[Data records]
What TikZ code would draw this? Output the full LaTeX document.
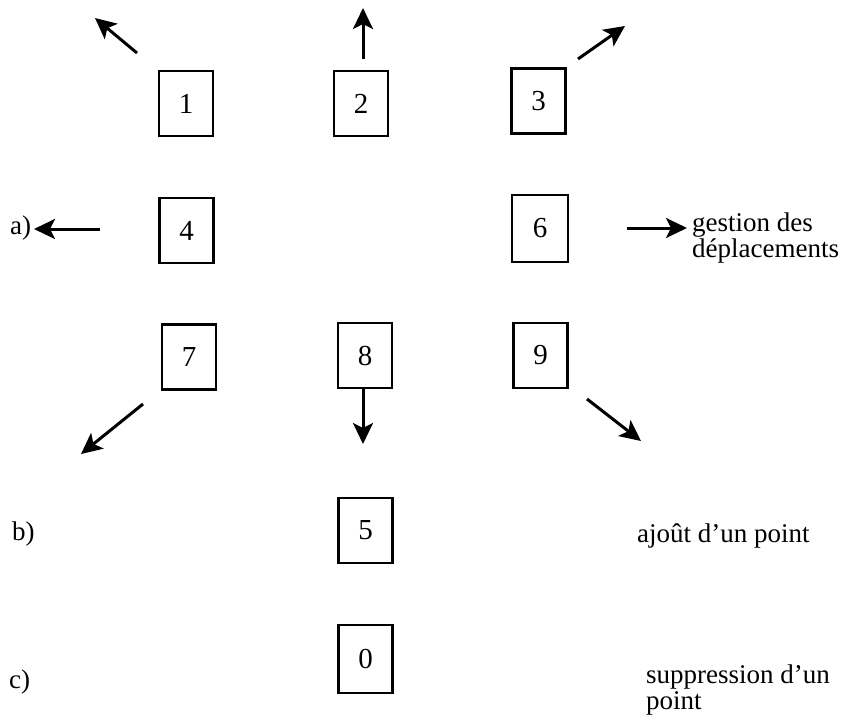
\documentclass[tikz,border=0pt]{standalone}
\usepackage{fontspec}
\setmainfont{Liberation Serif}
\usetikzlibrary{arrows.meta}
\tikzset{
  keybox/.style={draw, line width=2.2pt, minimum width=54pt, minimum height=65pt, inner sep=0pt,
    font=\fontsize{29}{29}\selectfont},
  dirarrow/.style={line width=3pt, -{Stealth[length=21pt,width=20pt,inset=5pt]}},
  lbl/.style={anchor=base west, inner sep=0pt, font=\fontsize{27}{27}\selectfont},
}
\begin{document}
\begin{tikzpicture}[x=1pt,y=-1pt]
\useasboundingbox (0,0) rectangle (849,717);
% boxes
\node[keybox] (b1) at (186,103.5) {1};
\node[keybox] (b2) at (361,103.5) {2};
\node[keybox] (b3) at (538.5,101) {3};
\node[keybox] (b4) at (186.5,230.5) {4};
\node[keybox, minimum width=56pt, minimum height=67pt] (b6) at (540,228.5) {6};
\node[keybox] (b7) at (189,357) {7};
\node[keybox] (b8) at (365,355.5) {8};
\node[keybox] (b9) at (540.5,355.5) {9};
\node[keybox] (b5) at (365.5,530.5) {5};
\node[keybox, minimum height=68pt] (b0) at (365.5,659) {0};
% arrow ends
\coordinate (s1) at (137,53);  \coordinate (e1) at (95,18);
\coordinate (s2) at (363,59);  \coordinate (e2) at (363,8);
\coordinate (s3) at (578,59);  \coordinate (e3) at (625,26);
\coordinate (sa) at (100,229); \coordinate (ea) at (34,229);
\coordinate (s6) at (627,228); \coordinate (e6) at (687,228);
\coordinate (s7) at (143,404); \coordinate (e7) at (81,454);
\coordinate (e8) at (363,444);
\coordinate (s9) at (587,399); \coordinate (e9) at (641,441);
\draw[dirarrow] (s1) -- (e1);
\draw[dirarrow] (s2) -- (e2);
\draw[dirarrow] (s3) -- (e3);
\draw[dirarrow] (sa) -- (ea);
\draw[dirarrow] (s6) -- (e6);
\draw[dirarrow] (s7) -- (e7);
\draw[dirarrow] (b8.south -| e8) -- (e8);
\draw[dirarrow] (s9) -- (e9);
% labels
\node[lbl] (la) at (10,234) {a)};
\node[lbl] (lb) at (12,540) {b)};
\node[lbl] (lc) at (9,688) {c)};
\node[lbl] (g1) at (692,231) {gestion des};
\node[lbl] (g2) at (692,257) {déplacements};
\node[lbl] (aj) at (637,542) {ajoût d’un point};
\node[lbl] (su1) at (646,683) {suppression d’un};
\node[lbl] (su2) at (646,709) {point};
\end{tikzpicture}
\end{document}
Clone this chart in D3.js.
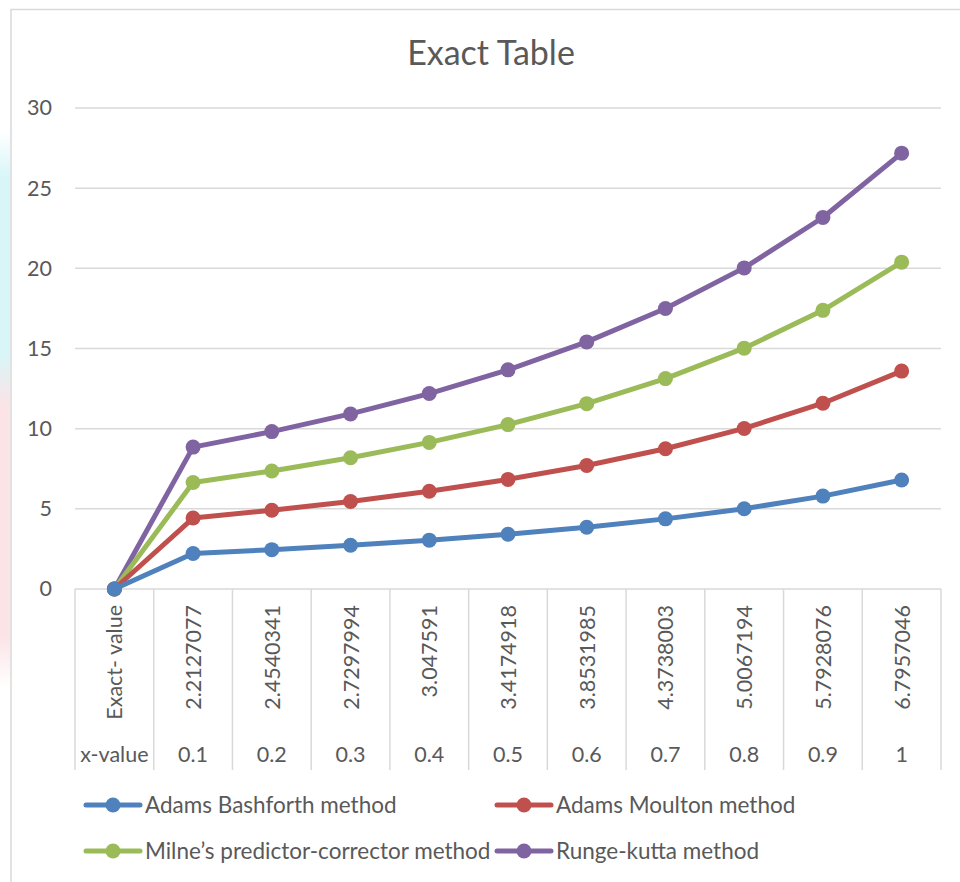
<!DOCTYPE html>
<html>
<head>
<meta charset="utf-8">
<script src="https://cdn.jsdelivr.net/npm/d3@7"></script>
<style>
  html, body { margin: 0; padding: 0; background: #ffffff; }
  svg { display: block; }
  text { font-family: Lato, "Open Sans", "Liberation Sans", sans-serif; fill: #595959; }
</style>
</head>
<body>
<svg id="chart" width="960" height="882"></svg>
<script>
// Category rows of the two-level axis
const xValues = ["x-value", "0.1", "0.2", "0.3", "0.4", "0.5", "0.6", "0.7", "0.8", "0.9", "1"];
const exactLabels = ["Exact- value", "2.2127077", "2.4540341", "2.7297994", "3.047591", "3.4174918",
  "3.8531985", "4.3738003", "5.0067194", "5.7928076", "6.7957046"];

// Series values (drawn stacked)
const adamsBashforth = [0, 2.2127077, 2.4540341, 2.7297994, 3.047591, 3.4174918, 3.8531985, 4.3738003, 5.0067194, 5.7928076, 6.7957046];
const adamsMoulton   = [0, 2.2127077, 2.4540341, 2.7297994, 3.047591, 3.4174918, 3.8531985, 4.3738003, 5.0067194, 5.7928076, 6.7957046];
const milne          = [0, 2.2127077, 2.4540341, 2.7297994, 3.047591, 3.4174918, 3.8531985, 4.3738003, 5.0067194, 5.7928076, 6.7957046];
const rungeKutta     = [0, 2.2127077, 2.4540341, 2.7297994, 3.047591, 3.4174918, 3.8531985, 4.3738003, 5.0067194, 5.7928076, 6.7957046];

const seriesNames = ["Adams Bashforth method", "Adams Moulton method", "Milne\u2019s predictor-corrector method", "Runge-kutta method"];
const seriesColors = ["#4f81bd", "#c0504d", "#9bbb59", "#8064a2"];
const yTicks = [0, 5, 10, 15, 20, 25, 30];

const svg = d3.select("#chart");
const gridColor = "#d9d9d9";
const labelSize = "21.5px";

// faint backdrop showing at the far left edge
const edge = svg.append("defs").append("linearGradient")
  .attr("id", "edgeGrad").attr("x1", 0).attr("y1", 0).attr("x2", 0).attr("y2", 1);
edge.append("stop").attr("offset", "0.15").attr("stop-color", "#ffffff");
edge.append("stop").attr("offset", "0.2").attr("stop-color", "#d8f6f8");
edge.append("stop").attr("offset", "0.4").attr("stop-color", "#d8f6f8");
edge.append("stop").attr("offset", "0.46").attr("stop-color", "#fbe3e6");
edge.append("stop").attr("offset", "0.72").attr("stop-color", "#fbe3e6");
edge.append("stop").attr("offset", "0.78").attr("stop-color", "#ffffff");
svg.append("rect").attr("x", 0).attr("y", 0).attr("width", 10).attr("height", 882)
  .attr("fill", "url(#edgeGrad)");

// chart frame
svg.append("path").attr("d", "M11,882V9.5H960")
  .attr("fill", "none").attr("stroke", gridColor).attr("stroke-width", 1.5);

// Title
svg.append("text").attr("x", 491).attr("y", 65).attr("text-anchor", "middle")
  .style("font-size", "34px").text("Exact Table");

// Scales
const x = d3.scaleBand().domain(xValues).range([75, 941]).padding(0);
const y = d3.scaleLinear().domain([0, 30]).range([589, 108]);
const cx = d => x(d) + x.bandwidth() / 2;

// Horizontal gridlines
svg.append("g").selectAll("line").data(yTicks).join("line")
  .attr("x1", 75).attr("x2", 941)
  .attr("y1", d => y(d)).attr("y2", d => y(d))
  .attr("stroke", gridColor).attr("stroke-width", 1.5);

// Y axis labels
const yAxis = d3.axisLeft(y).tickValues(yTicks).tickSize(0).tickPadding(0);
const gy = svg.append("g").attr("transform", "translate(52,0)").call(yAxis);
gy.select(".domain").remove();
gy.selectAll("text").style("font-size", labelSize).attr("fill", "#595959")
  .style("font-family", "Lato, 'Open Sans', sans-serif");

// Category table lines
const boundaries = xValues.map(d => x(d)).concat([x.range()[1]]);
svg.append("g").selectAll("line").data(boundaries).join("line")
  .attr("x1", d => d).attr("x2", d => d)
  .attr("y1", 589).attr("y2", 770)
  .attr("stroke", gridColor).attr("stroke-width", 1.5);

// rotated exact-value labels
svg.append("g").selectAll("text").data(exactLabels).join("text")
  .attr("transform", (d, i) => `translate(${cx(xValues[i]) + 8},605) rotate(-90)`)
  .attr("text-anchor", "end")
  .style("font-size", labelSize).text(d => d);

// x-value labels
svg.append("g").selectAll("text").data(xValues).join("text")
  .attr("x", d => cx(d)).attr("y", 762).attr("text-anchor", "middle")
  .style("font-size", labelSize).text(d => d);

// Stacked series
const rows = xValues.map((c, i) => ({
  cat: c, s0: adamsBashforth[i], s1: adamsMoulton[i], s2: milne[i], s3: rungeKutta[i]
}));
const stacked = d3.stack().keys(["s0", "s1", "s2", "s3"])(rows);

const line = d3.line().x(d => cx(d.data.cat)).y(d => y(d[1]));

// top series drawn first, lower ones over it
stacked.slice().reverse().forEach(layer => {
  const col = seriesColors[layer.index];
  const g = svg.append("g");
  g.append("path").datum(layer).attr("d", line)
    .attr("fill", "none").attr("stroke", col).attr("stroke-width", 5)
    .attr("stroke-linejoin", "round").attr("stroke-linecap", "round");
  g.selectAll("circle").data(layer).join("circle")
    .attr("cx", d => cx(d.data.cat)).attr("cy", d => y(d[1]))
    .attr("r", 7.5).attr("fill", col);
});

// Legend
const legendPos = [[86, 805], [497, 805], [86, 851], [497, 851]];
seriesNames.forEach((name, i) => {
  const [lx, ly] = legendPos[i];
  const g = svg.append("g").attr("transform", `translate(${lx},${ly})`);
  g.append("line").attr("x1", 0).attr("x2", 54).attr("y1", 0).attr("y2", 0)
    .attr("stroke", seriesColors[i]).attr("stroke-width", 5).attr("stroke-linecap", "round");
  g.append("circle").attr("cx", 27).attr("cy", 0).attr("r", 7.5).attr("fill", seriesColors[i]);
  g.append("text").attr("x", 59).attr("y", 8).style("font-size", "22.5px").text(name);
});
</script>
</body>
</html>
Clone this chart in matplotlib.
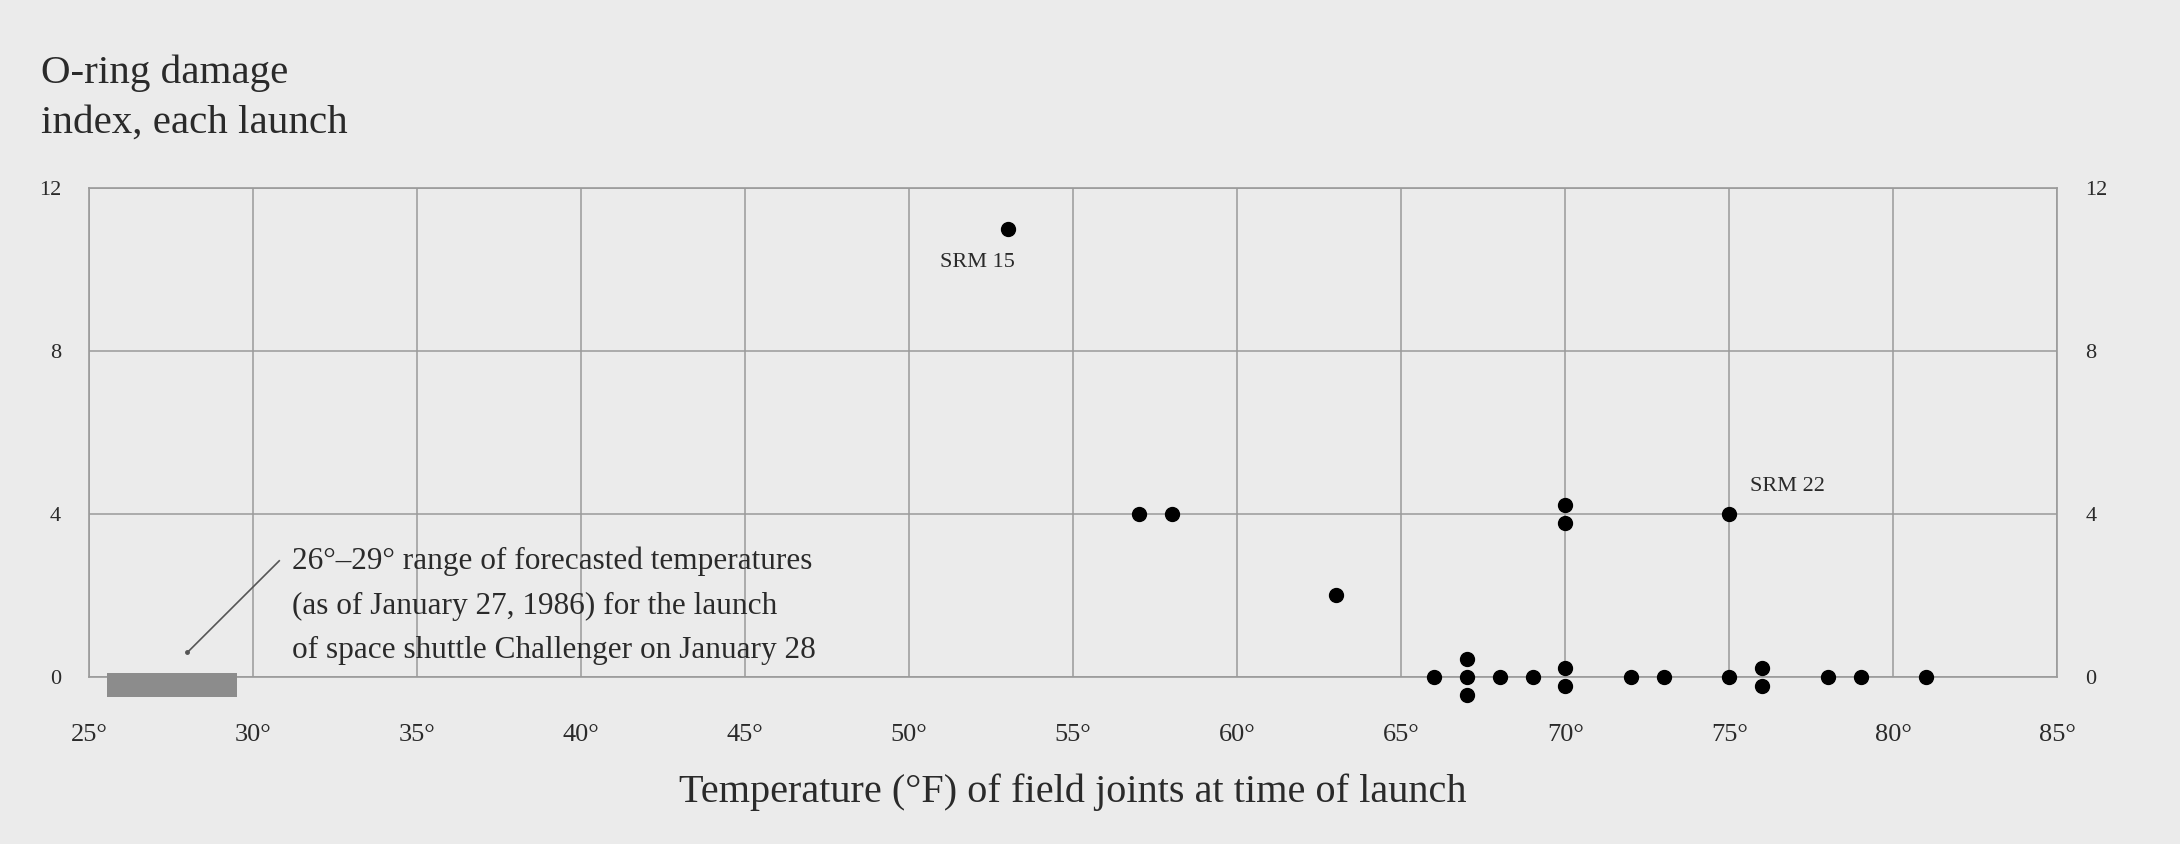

:: OBJECTIVE ::
From the listing above, find the number of lines with the word "Clone" in them. Answer with the number only.

:: FULL SOLUTION ::
2